42A. This “Slangy summons” is just a shortened one: C’MERE.
58A. “Will of ‘The Waltons’” might be obscure to younger solvers because the actor, Will GEER, is known chiefly for his role in this Great Depression-themed series, which aired from 1972 to 1981.
1D. If things were right and good in the world, the entry for “Furrow former” would have been “brow” — if you had only seen how mine was knitting itself into knots as I tried to make sense of this clue — but this furrow is a kind of rut in soil, usually made by a PLOW.
4D. A “Sprint at top speed” is known, idiomatically, as a DEAD RUN. I’ve never heard the phrase; I also never made my school’s track and field team. These two things are almost certainly related.
43D. I’ve played a MINUET or two on the piano, but I didn’t realize it was a “Social dance in 3/4 time,” too. (Now I understand what they were being composed for.)

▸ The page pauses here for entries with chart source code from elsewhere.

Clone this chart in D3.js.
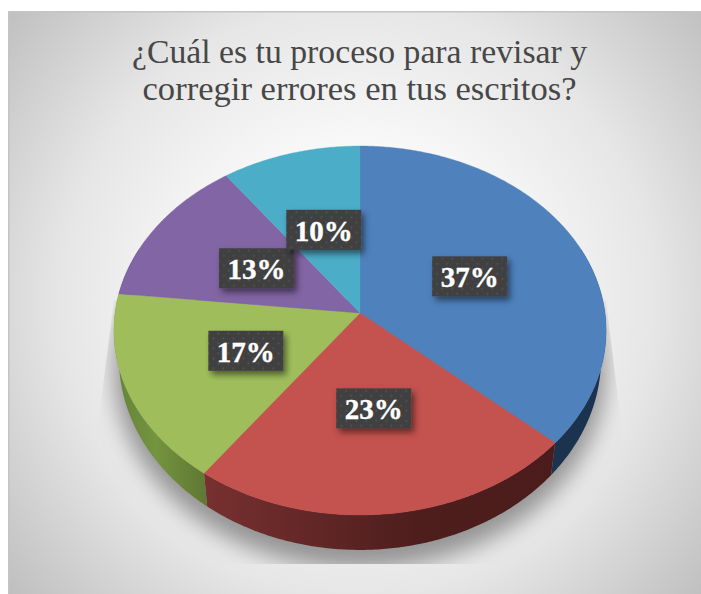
<!DOCTYPE html>
<html><head><meta charset="utf-8">
<script src="https://cdn.jsdelivr.net/npm/d3@7"></script>
<style>html,body{margin:0;padding:0;background:#fff;overflow:hidden}svg{display:block}</style>
</head><body><svg id="c" width="701" height="594"></svg>
<script>
const categories = ["Opción 1","Opción 2","Opción 3","Opción 4","Opción 5"];
const values = [36.6,23.4,16.7,13.3,10];
const topColors = ["#4f81bd","#c4524f","#9fbe5b","#8265a4","#4badc8"];
const wallStops = [
  [["0","#1c3350"],["1","#1c3350"]],
  [["0","#783030"],["0.6","#4e1e1d"],["1","#4c1c1c"]],
  [["0","#64833a"],["0.45","#74943f"],["1","#5f7733"]],
  [["0","#5f4b7a"],["1","#5f4b7a"]],
  [["0","#37808f"],["1","#37808f"]]
];
const titleLines = ["¿Cuál es tu proceso para revisar y","corregir errores en tus escritos?"];

const svg = d3.select("#c"), defs = svg.append("defs");

// background
const bg = defs.append("radialGradient").attr("id","bg").attr("gradientUnits","userSpaceOnUse")
  .attr("cx",358).attr("cy",300).attr("r",480);
[[0,"#ffffff"],[0.28,"#fbfbfb"],[0.62,"#e6e6e6"],[1,"#b9b9b9"]].forEach(s=>bg.append("stop").attr("offset",s[0]).attr("stop-color",s[1]));
svg.append("rect").attr("x",8).attr("y",11).attr("width",693).attr("height",583).attr("fill","#c4c4c4");
svg.append("rect").attr("x",9.5).attr("y",12.5).attr("width",691.5).attr("height",581.5).attr("fill","url(#bg)");

// perspective pie geometry
const k = 0.0949;
const xScale = d3.scaleLinear().domain([-1,1]).range([115,605]);
const yScale = d3.scaleLinear().domain([-1,1]).range([130.2,495.8]);
const xBase = d3.scaleLinear().domain([-1,1]).range([120,600]);
const yBase = d3.scaleLinear().domain([-1,1]).range([150,530]);
const proj = (ang,r,xs,ys)=>{
  const X = r*Math.sin(ang), Y = -r*Math.cos(ang), w = 1-k*Y;
  return [xs(X/w), ys(Y/w)];
};
const pie = d3.pie().sort(null).value(d=>d)(values);
const line = d3.line();
const arcPts = (a0,a1,xs,ys)=>{
  const n = Math.max(2,Math.ceil(Math.abs(a1-a0)/0.01));
  return d3.range(n+1).map(i=>proj(a0+(a1-a0)*i/n,1,xs,ys));
};

// shadow
defs.append("filter").attr("id","blur").attr("x","-20%").attr("y","-20%").attr("width","140%").attr("height","140%")
  .append("feGaussianBlur").attr("stdDeviation",11);
defs.append("clipPath").attr("id","shClip").append("path")
  .attr("d","M114,300L97,432L97,564L622,564L622,432L606,300Z");
const shadowPts = arcPts(0,2*Math.PI,d3.scaleLinear().domain([-1,1]).range([115,605]),d3.scaleLinear().domain([-1,1]).range([152,548]));
svg.append("g").attr("clip-path","url(#shClip)").append("path")
  .attr("d",line(shadowPts)+"Z").attr("fill","#858585").attr("fill-opacity",0.85).attr("filter","url(#blur)");

// walls
const lo = 1.2, hi = 2*Math.PI-1.2;
pie.forEach((d,i)=>{
  const a0 = Math.max(d.startAngle,lo), a1 = Math.min(d.endAngle,hi);
  if(a1<=a0) return;
  const t = arcPts(a0,a1,xScale,yScale), b = arcPts(a0,a1,xBase,yBase).reverse();
  const xs = t.concat(b).map(p=>p[0]);
  const g = defs.append("linearGradient").attr("id","w"+i).attr("gradientUnits","userSpaceOnUse")
    .attr("x1",d3.min(xs)).attr("x2",d3.max(xs)).attr("y1",0).attr("y2",0);
  wallStops[i].forEach(s=>g.append("stop").attr("offset",s[0]).attr("stop-color",s[1]));
  svg.append("path").attr("d",line(t.concat(b))+"Z").attr("fill",`url(#w${i})`);
});

// top face
pie.forEach((d,i)=>{
  const pts = [proj(0,0,xScale,yScale)].concat(arcPts(d.startAngle,d.endAngle,xScale,yScale));
  svg.append("path").attr("d",line(pts)+"Z").attr("fill",topColors[i]).attr("stroke",topColors[i]).attr("stroke-width",0.4);
});

// label boxes
const pat = defs.append("pattern").attr("id","dots").attr("patternUnits","userSpaceOnUse").attr("width",10).attr("height",10);
pat.append("rect").attr("width",10).attr("height",10).attr("fill","#3f3f3f");
[[2.5,2.5],[7.5,7.5]].forEach(c=>pat.append("circle").attr("cx",c[0]).attr("cy",c[1]).attr("r",1).attr("fill","#565656"));
const fs = defs.append("filter").attr("id","boxShadow").attr("x","-30%").attr("y","-30%").attr("width","160%").attr("height","170%");
fs.append("feDropShadow").attr("dx",3).attr("dy",4).attr("stdDeviation",3).attr("flood-color","#000").attr("flood-opacity",0.5);
const bw = 75, bh = 40;
pie.forEach((d,i)=>{
  const p = proj((d.startAngle+d.endAngle)/2,0.5,xScale,yScale);
  const g = svg.append("g").attr("transform",`translate(${p[0]},${p[1]})`);
  g.append("rect").attr("x",-bw/2).attr("y",-bh/2).attr("width",bw).attr("height",bh).attr("fill","url(#dots)").attr("filter","url(#boxShadow)");
  g.append("text").attr("text-anchor","middle").attr("y",11)
    .attr("font-family","'Liberation Serif',serif").attr("font-weight","bold").attr("font-size",29)
    .attr("stroke","#fff").attr("stroke-width",0.4)
    .attr("fill","#fff").text(d3.format("d")(values[i])+"%");
});

// title
const titleWidths = [455,434];
titleLines.forEach((t,i)=>{
  svg.append("text").attr("x",359.5).attr("y",63+i*36.5).attr("text-anchor","middle")
    .attr("font-family","'Liberation Serif',serif").attr("font-size",33).attr("fill","#474747")
    .attr("textLength",titleWidths[i]).attr("lengthAdjust","spacingAndGlyphs").text(t);
});
</script></body></html>
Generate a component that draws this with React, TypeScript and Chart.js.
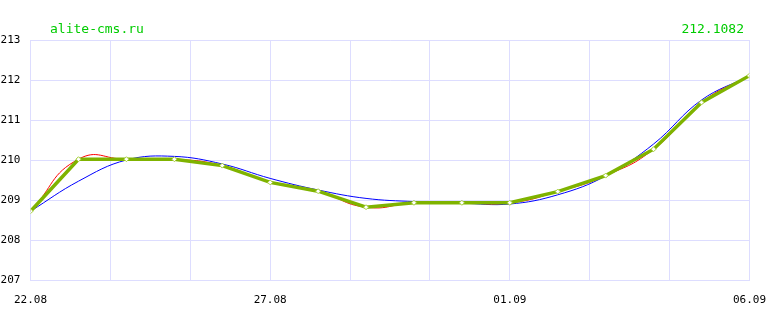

56D. Until today, I thought that G was the most family-friendly series rating. But the “‘Sesame Street’ Rating” is TV-Y, where the Y stands for youth.
Constructor Notes
I created the first version of this puzzle back in October 2020. The grid included an additional square in the center — meaning more three-letter entries and a higher overall word count — and had different fill in the south and southeast. The biggest contrast, however, was that I had “rain stick” in the fourth theme slot rather than RAINMAKER. Overall, I wasn’t happy with the result and decided to shelve the puzzle rather than submit it anywhere.
Later, when I revisited it, I replaced “rain stick” with RAINMAKER, removed the central square and refilled around those changes. The result was a much stronger puzzle that I was comfortable submitting. I hope you enjoyed solving it!